Elle est follement sympathique, cette narratrice si soucieuse d’éviter toute peine de cœur à une pauvre duègne qui a décidé de souffrir pour sa cadette qu’elle juge pourtant écervelée et irresponsable dans ses amours ! D’autant plus sympathique qu’elle n’est nullement dupe de dames qu’elle considère à juste titre comme très inférieures à elle en ce qui compte vraiment : non le statut social, dont elle se moque, mais les capacités intellectuelles, le jugement.
Aussi cette lucidité extrême, combattue seulement par une vraie générosité de cœur, s’exprime-t-elle constamment par un humour qui prend la forme soit d’une plaisanterie proche du rire à peine contenu, soit d’une habileté dans l’allusion d’une drôlerie qui soutient le parallèle avec l’œuvre d’écrivains en marge comme l’auteur de chevet de la narratrice (George Crabbe, mort en 1832) ou le contemporain de l’écrivaine, G. K. Chesterton.

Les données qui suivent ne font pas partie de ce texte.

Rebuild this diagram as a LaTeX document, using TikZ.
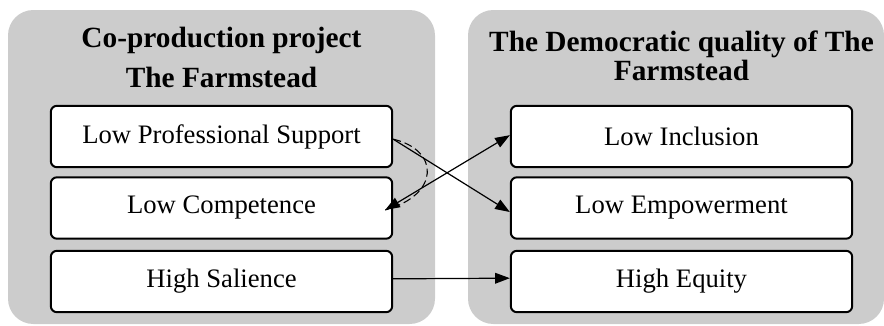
\documentclass[tikz,border=0pt]{standalone}
\usepackage{fontspec}
\setmainfont{Liberation Serif}
\usetikzlibrary{arrows.meta}

\tikzset{
  panel/.style={fill=black!20, rounded corners=19pt},
  item/.style={draw, line width=1.5pt, fill=white, rounded corners=4.5pt,
    minimum width=256pt, minimum height=46pt, font=\fontsize{20}{24}\selectfont},
  heading/.style={align=center, font=\fontsize{22}{30}\selectfont\bfseries},
  link/.style={line width=0.9pt, >={Triangle[length=11pt,width=8pt]}},
}

\begin{document}
\begin{tikzpicture}[x=0.75pt, y=-0.75pt]
  \useasboundingbox (0,0) rectangle (884,325);

  % the two grey panels
  \fill[panel] (8,10) rectangle (435,324);
  \fill[panel] (468,10) rectangle (884,324);

  \node[heading] (hleft) at (221.5,57) {Co-production project\\The Farmstead};
  \node[heading, font=\fontsize{22}{21.5}\selectfont\bfseries] (hright) at (681.5,56)
    {The Democratic quality of The\\Farmstead};

  \node[item] (lps) at (221.5,136.5) {Low Professional Support};
  \node[item] (lco) at (221.5,208) {Low Competence};
  \node[item] (hsa) at (221.5,281.5) {High Salience};

  \node[item] (lin) at (681.5,136.5) {Low Inclusion};
  \node[item] (lem) at (681.5,208) {Low Empowerment};
  \node[item] (heq) at (681.5,281.5) {High Equity};

  % connectors
  \draw[link, ->] ([yshift=-2pt]lps.east) -- ([yshift=-3pt]lem.west);
  \draw[link, <->] ([xshift=-6pt,yshift=-1.5pt]lco.east) -- ([yshift=1pt]lin.west);
  \draw[line width=0.8pt, dash pattern=on 6pt off 3pt] ([yshift=-2pt]lps.east)
    .. controls (440,150) and (440,195) .. ([xshift=-6pt,yshift=-1.5pt]lco.east);
  \draw[link, ->] ([yshift=2pt]hsa.east) -- ([yshift=2.5pt]heq.west);
\end{tikzpicture}
\end{document}
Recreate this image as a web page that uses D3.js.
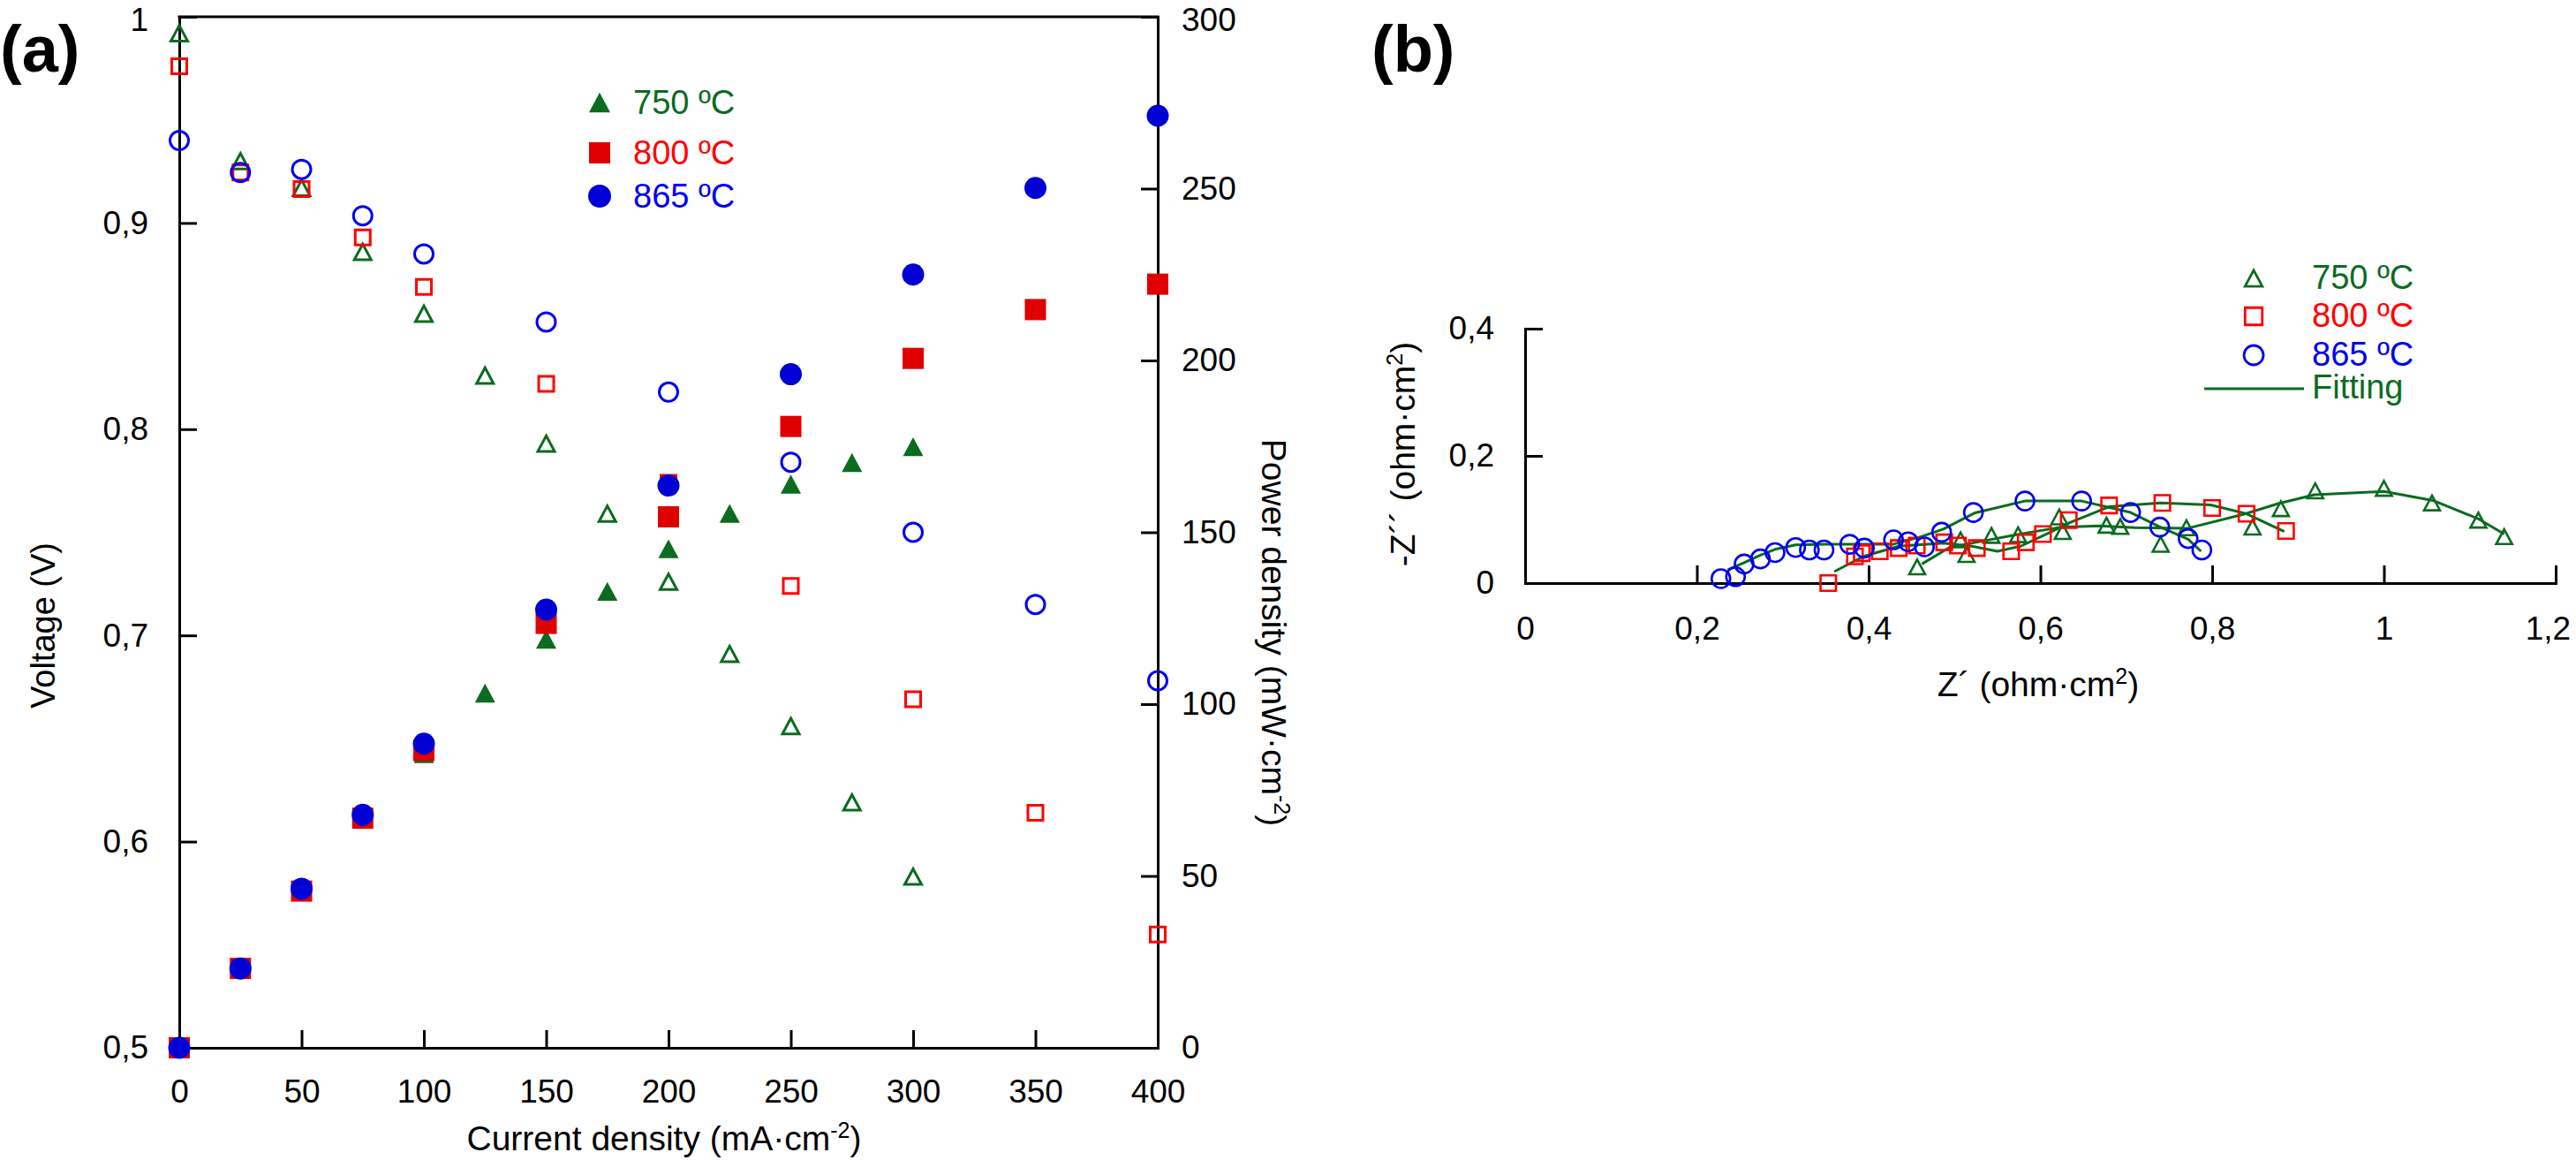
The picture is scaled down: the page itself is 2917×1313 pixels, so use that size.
<!DOCTYPE html>
<html>
<head>
<meta charset="utf-8">
<script src="https://cdn.jsdelivr.net/npm/d3@7"></script>
<style>
  body { margin: 0; background: #fff; }
  text { font-family: "Liberation Sans", Arial, Helvetica, sans-serif; }
</style>
</head>
<body>
<script>
/* DATA - panel (a), current density vs voltage / power */
const current750 = [0, 25, 50, 75, 100, 125, 150, 175, 200, 225, 250, 275, 300];
const voltage750 = [0.992, 0.930, 0.917, 0.886, 0.856, 0.826, 0.793, 0.759, 0.726, 0.691, 0.656, 0.619, 0.583];
const power750 = [0, 23.2, 45.8, 66.5, 85.6, 103.2, 118.9, 132.8, 145.2, 155.5, 164.0, 170.3, 174.9];

const current800 = [0, 25, 50, 75, 100, 150, 200, 250, 300, 350, 400];
const voltage800 = [0.976, 0.9245, 0.9165, 0.893, 0.869, 0.822, 0.774, 0.724, 0.669, 0.614, 0.555];
const power800 = [0, 23.1, 45.6, 66.8, 86.5, 123.5, 154.5, 180.8, 200.6, 214.8, 222.2];

const current865 = [0, 25, 50, 75, 100, 150, 200, 250, 300, 350, 400];
const voltage865 = [0.940, 0.9245, 0.926, 0.9035, 0.885, 0.852, 0.818, 0.784, 0.750, 0.715, 0.678];
const power865 = [0, 23.1, 46.3, 67.8, 88.5, 127.5, 163.6, 196.0, 225.0, 250.2, 271.2];

/* DATA - panel (b), impedance spectra [Z', -Z''] */
const imp750 = [[0.4565, 0.0255], [0.507, 0.068], [0.514, 0.045], [0.543, 0.075], [0.574, 0.076],
  [0.622, 0.104], [0.626, 0.081], [0.677, 0.091], [0.693, 0.089], [0.740, 0.061], [0.770, 0.087],
  [0.847, 0.088], [0.880, 0.117], [0.920, 0.145], [1.000, 0.149], [1.056, 0.126], [1.110, 0.099],
  [1.140, 0.073]];
const imp800 = [[0.353, 0.000], [0.384, 0.042], [0.392, 0.047], [0.413, 0.050], [0.435, 0.055],
  [0.456, 0.059], [0.488, 0.064], [0.504, 0.059], [0.526, 0.055], [0.566, 0.050], [0.583, 0.064],
  [0.603, 0.077], [0.633, 0.099], [0.680, 0.122], [0.742, 0.126], [0.800, 0.118], [0.840, 0.109],
  [0.886, 0.082]];
const imp865 = [[0.228, 0.007], [0.245, 0.010], [0.255, 0.030], [0.274, 0.038], [0.291, 0.048],
  [0.315, 0.056], [0.331, 0.052], [0.348, 0.052], [0.378, 0.061], [0.395, 0.055], [0.429, 0.068],
  [0.446, 0.065], [0.465, 0.057], [0.485, 0.080], [0.522, 0.111], [0.582, 0.129], [0.648, 0.129],
  [0.705, 0.111], [0.739, 0.088], [0.772, 0.070], [0.788, 0.052]];

const fit750 = [[0.462, 0.030], [0.494, 0.056], [0.521, 0.063], [0.572, 0.076], [0.624, 0.088],
  [0.668, 0.090], [0.710, 0.087], [0.771, 0.086], [0.836, 0.108], [0.877, 0.125], [0.919, 0.139],
  [1.000, 0.144], [1.057, 0.130], [1.110, 0.101], [1.140, 0.077]];
const fit800 = [[0.360, 0.018], [0.394, 0.042], [0.435, 0.058], [0.487, 0.063], [0.520, 0.058],
  [0.550, 0.050], [0.577, 0.058], [0.610, 0.079], [0.634, 0.095], [0.680, 0.120], [0.740, 0.126],
  [0.798, 0.123], [0.840, 0.109], [0.884, 0.081]];
const fit865 = [[0.236, 0.021], [0.255, 0.032], [0.274, 0.044], [0.291, 0.053], [0.315, 0.060],
  [0.350, 0.061], [0.400, 0.061], [0.428, 0.061], [0.459, 0.072], [0.487, 0.085], [0.523, 0.110],
  [0.582, 0.129], [0.648, 0.129], [0.705, 0.111], [0.738, 0.089], [0.772, 0.069], [0.787, 0.050]];

/* TICKS AND LABELS */
const currentTicks = [0, 50, 100, 150, 200, 250, 300, 350, 400];
const voltageTicks = [0.5, 0.6, 0.7, 0.8, 0.9, 1];
const powerTicks = [0, 50, 100, 150, 200, 250, 300];
const zReTicks = [0, 0.2, 0.4, 0.6, 0.8, 1, 1.2];
const zImTicks = [0, 0.2, 0.4];
const tempLabels = ["750 ºC", "800 ºC", "865 ºC"];

/* CONSTANTS */
const W = 2917, H = 1313;
const green = "#0b6b1f", red = "#ff0000", redFill = "#e00000", blue = "#0000f0", blueFill = "#0000d4";
const fontSize = 37, titleSize = 39;
const fmt = d => Number.isInteger(d) ? String(d) : String(d).replace(".", ",");

const svg = d3.select("body").append("svg")
  .attr("width", W)
  .attr("height", H);

/* SCALES */
const xA = d3.scaleLinear().domain([0, 400]).range([203, 1311]);
const yV = d3.scaleLinear().domain([0.5, 1]).range([1186, 19]);
const yP = d3.scaleLinear().domain([0, 300]).range([1186, 19]);
const xB = d3.scaleLinear().domain([0, 1.2]).range([1727, 2894]);
const yB = d3.scaleLinear().domain([0, 0.4]).range([660, 372]);

// marker shapes, drawn around (0,0)
const triPath = (w, h) => `M0,${-h / 2}L${w / 2},${h / 2}L${-w / 2},${h / 2}Z`;
const sqPath = s => `M${-s / 2},${-s / 2}h${s}v${s}h${-s}Z`;

function drawMarkers(g, pts, shape, color, filled, size, sw) {
  let sel;
  if (shape === "circle") {
    sel = g.selectAll(null).data(pts).join("circle")
      .attr("cx", d => d[0]).attr("cy", d => d[1]).attr("r", size / 2);
  } else {
    sel = g.selectAll(null).data(pts).join("path")
      .attr("transform", d => `translate(${d[0]},${d[1]})`)
      .attr("d", shape === "tri" ? triPath(size, size * 0.93) : sqPath(size));
  }
  if (filled) sel.attr("fill", color).attr("stroke", "none");
  else sel.attr("fill", "none").attr("stroke", color).attr("stroke-width", sw);
  return sel;
}

function styleAxis(g) {
  g.attr("font-size", fontSize).attr("font-family", null);
  g.select(".domain").attr("stroke-width", 3).attr("stroke-linecap", "square");
  g.selectAll(".tick line").attr("stroke-width", 3);
  g.selectAll(".tick text").attr("fill", "#000");
}

// text with a superscript part, e.g. cm-2 (raised with dy)
function supTitle(g, before, sup, after) {
  const shift = Math.round(titleSize * 0.36);
  const t = g.append("text").attr("font-size", titleSize);
  t.append("tspan").text(before);
  t.append("tspan").attr("font-size", Math.round(titleSize * 0.65)).attr("dy", -shift).text(sup);
  t.append("tspan").attr("dy", shift).text(after);
  return t;
}

/* PANEL (a) */
const gA = svg.append("g");

gA.append("g")
  .attr("transform", `translate(0,${yV.range()[0]})`)
  .call(d3.axisBottom(xA).tickValues(currentTicks).tickFormat(fmt)
    .tickSizeInner(-20).tickSizeOuter(0).tickPadding(36))
  .call(styleAxis);

const axV = gA.append("g")
  .attr("transform", `translate(${xA.range()[0]},0)`)
  .call(d3.axisLeft(yV).tickValues(voltageTicks).tickFormat(fmt)
    .tickSizeInner(-20).tickSizeOuter(0).tickPadding(35))
  .call(styleAxis);

const axP = gA.append("g")
  .attr("transform", `translate(${xA.range()[1]},0)`)
  .call(d3.axisRight(yP).tickValues(powerTicks).tickFormat(fmt)
    .tickSizeInner(-19).tickSizeOuter(0).tickPadding(27))
  .call(styleAxis);

// keep the top labels inside the page
axV.selectAll(".tick text").filter(d => d === 1).attr("dy", "0.42em");
axP.selectAll(".tick text").filter(d => d === 300).attr("dy", "0.42em");

// top border
gA.append("line")
  .attr("x1", xA.range()[0]).attr("x2", xA.range()[1])
  .attr("y1", yV.range()[1]).attr("y2", yV.range()[1])
  .attr("stroke", "#000").attr("stroke-width", 3).attr("stroke-linecap", "square");

const ptsV = (cur, vals) => cur.map((c, i) => [xA(c), yV(vals[i])]);
const ptsP = (cur, vals) => cur.map((c, i) => [xA(c), yP(vals[i])]);

const marksA = gA.append("g");
drawMarkers(marksA, ptsV(current750, voltage750), "tri", green, false, 19, 3);
drawMarkers(marksA, ptsV(current800, voltage800), "sq", red, false, 17, 3);
drawMarkers(marksA, ptsV(current865, voltage865), "circle", blue, false, 21, 3);
drawMarkers(marksA, ptsP(current750, power750), "tri", green, true, 23);
drawMarkers(marksA, ptsP(current800, power800), "sq", redFill, true, 24);
drawMarkers(marksA, ptsP(current865, power865), "circle", blueFill, true, 25);

// legend (a)
const legA = gA.append("g");
const legAColors = [green, red, blue];
const legAMarkerColors = [green, redFill, blueFill];
const legAShapes = ["tri", "sq", "circle"];
const legAYs = [116, 173, 222];
legAShapes.forEach((s, i) => {
  drawMarkers(legA, [[679, legAYs[i]]], s, legAMarkerColors[i], true, s === "circle" ? 26 : 24);
  legA.append("text")
    .attr("x", 717).attr("y", legAYs[i] + 13)
    .attr("font-size", fontSize + 1)
    .attr("fill", legAColors[i])
    .text(tempLabels[i]);
});

// axis titles (a)
gA.append("text")
  .attr("transform", "translate(62,708) rotate(-90)")
  .attr("text-anchor", "middle")
  .attr("font-size", titleSize - 1)
  .text("Voltage (V)");

supTitle(gA, "Power density (mW·cm", "-2", ")")
  .attr("transform", "translate(1429,716) rotate(90)")
  .attr("text-anchor", "middle");

supTitle(gA, "Current density (mA·cm", "-2", ")")
  .attr("x", 752).attr("y", 1302)
  .attr("text-anchor", "middle");

gA.append("text")
  .attr("x", 0).attr("y", 81)
  .attr("font-size", 74)
  .attr("font-weight", "bold")
  .text("(a)");

/* PANEL (b) */
const gB = svg.append("g");

const axZre = gB.append("g")
  .attr("transform", `translate(0,${yB.range()[0]})`)
  .call(d3.axisBottom(xB).tickValues(zReTicks).tickFormat(fmt)
    .tickSizeInner(-20).tickSizeOuter(0).tickPadding(38))
  .call(styleAxis);
// last label sits right at the page edge: pull it a little inside
axZre.selectAll(".tick text").filter(d => d === 1.2).attr("text-anchor", "end").attr("dx", "0.45em");

gB.append("g")
  .attr("transform", `translate(${xB.range()[0]},0)`)
  .call(d3.axisLeft(yB).tickValues(zImTicks).tickFormat(fmt)
    .tickSizeInner(-20).tickSizeOuter(0).tickPadding(35))
  .call(styleAxis);

const line = d3.line().x(d => xB(d[0])).y(d => yB(d[1]));
const fitsB = gB.append("g");
[fit750, fit800, fit865].forEach(f => {
  fitsB.append("path")
    .attr("d", line(f))
    .attr("fill", "none")
    .attr("stroke", green)
    .attr("stroke-width", 3)
    .attr("stroke-linejoin", "round");
});

const ptsB = arr => arr.map(d => [xB(d[0]), yB(d[1])]);
const marksB = gB.append("g");
drawMarkers(marksB, ptsB(imp750), "tri", green, false, 18, 2.6);
drawMarkers(marksB, ptsB(imp800), "sq", red, false, 17.5, 2.6);
drawMarkers(marksB, ptsB(imp865), "circle", blue, false, 21, 2.6);

// legend (b)
const legB = gB.append("g");
const legBYs = [315, 358, 402];
legAShapes.forEach((s, i) => {
  drawMarkers(legB, [[2552, legBYs[i]]], s, legAColors[i], false, s === "circle" ? 22 : 19.5, 2.8);
  legB.append("text")
    .attr("x", 2618).attr("y", legBYs[i] + 12)
    .attr("font-size", fontSize + 1)
    .attr("fill", legAColors[i])
    .text(tempLabels[i]);
});
legB.append("line")
  .attr("x1", 2496).attr("x2", 2609)
  .attr("y1", 440).attr("y2", 440)
  .attr("stroke", green).attr("stroke-width", 3);
legB.append("text")
  .attr("x", 2618).attr("y", 451)
  .attr("font-size", fontSize + 1)
  .attr("fill", green)
  .text("Fitting");

// axis titles (b)
supTitle(gB, "-Z´´ (ohm·cm", "2", ")")
  .attr("transform", "translate(1602,514) rotate(-90)")
  .attr("text-anchor", "middle");

supTitle(gB, "Z´ (ohm·cm", "2", ")")
  .attr("x", 2308).attr("y", 788)
  .attr("text-anchor", "middle");

gB.append("text")
  .attr("x", 1553).attr("y", 81)
  .attr("font-size", 74)
  .attr("font-weight", "bold")
  .text("(b)");
</script>
</body>
</html>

Pour se rincer la bouche, il faut parfois savourer une littérature qui coule aisément, agréable à lire sans être trop facile, en somme de belle facture et divertissante, telle que celle-ci, sapide jusqu’à l’ultime goutte. Quel dommage que personne n’ait relu le texte avant l’édition ! Il est bourré de fautes, coquilles, omissions. On a supposé sans doute que le lecteur, adepte obtus du tapotement sur clavier, n’y verrait que du feu. Ce n’est pas toujours vrai.